Cette prise en considération de la spécificité de chaque profil améliore l’expérience candidat et illustre le soin qu’a l’institution, ou l’employeur, de s’outiller pour offrir des parcours professionnels de qualité dans la durée.

Les candidats expriment également, parmi leurs attentes, l’envie d'apprendre sur eux-mêmes au cours du processus de recrutement. Il me semble que la mise en place d’un processus qualitatif de bout en bout mènerait tout le monde vers le haut. En travaillant côté RH sur la précision des questions posées, les candidats sont amenés à produire des éléments de réponses « nouveaux », plus riches, qui sortent des réponses convenues et mettent en valeur les compétences des candidats. Et en leur faisant un feed-back factuel, y compris si elles ne sont pas retenues, les personnes ont les moyens de progresser dans leur démarche candidat.

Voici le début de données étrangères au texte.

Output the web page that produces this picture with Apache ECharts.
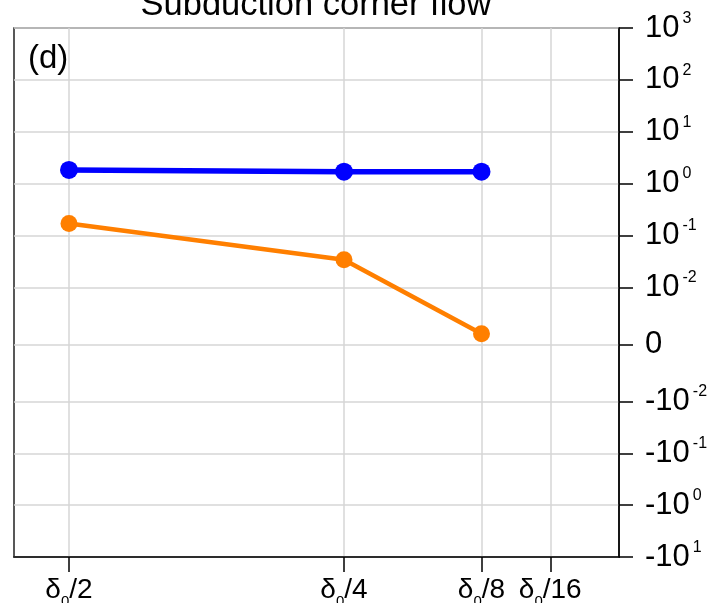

Et comme l’une des contraintes majeures dans le recrutement, c’est le temps, nous sommes en train de réfléchir à la constitution d’une bibliothèque de questions par compétence, et par niveau attendu dans cette compétence. Pour être très concrète, je prends par exemple un poste de chef de projet à pourvoir. Quelle que soit sa coloration, nous allons rechercher globalement un socle similaire de compétences. L’idée serait de venir puiser dans cette bibliothèque des questions ayant déjà produit des effets positifs sur l’évaluation des profils par rapport au niveau de comportement attendu. Nous gagnerions à la fois en précision et en réactivité dans les processus de recrutement.

Merci beaucoup, Marion Chevallier, pour cet échange.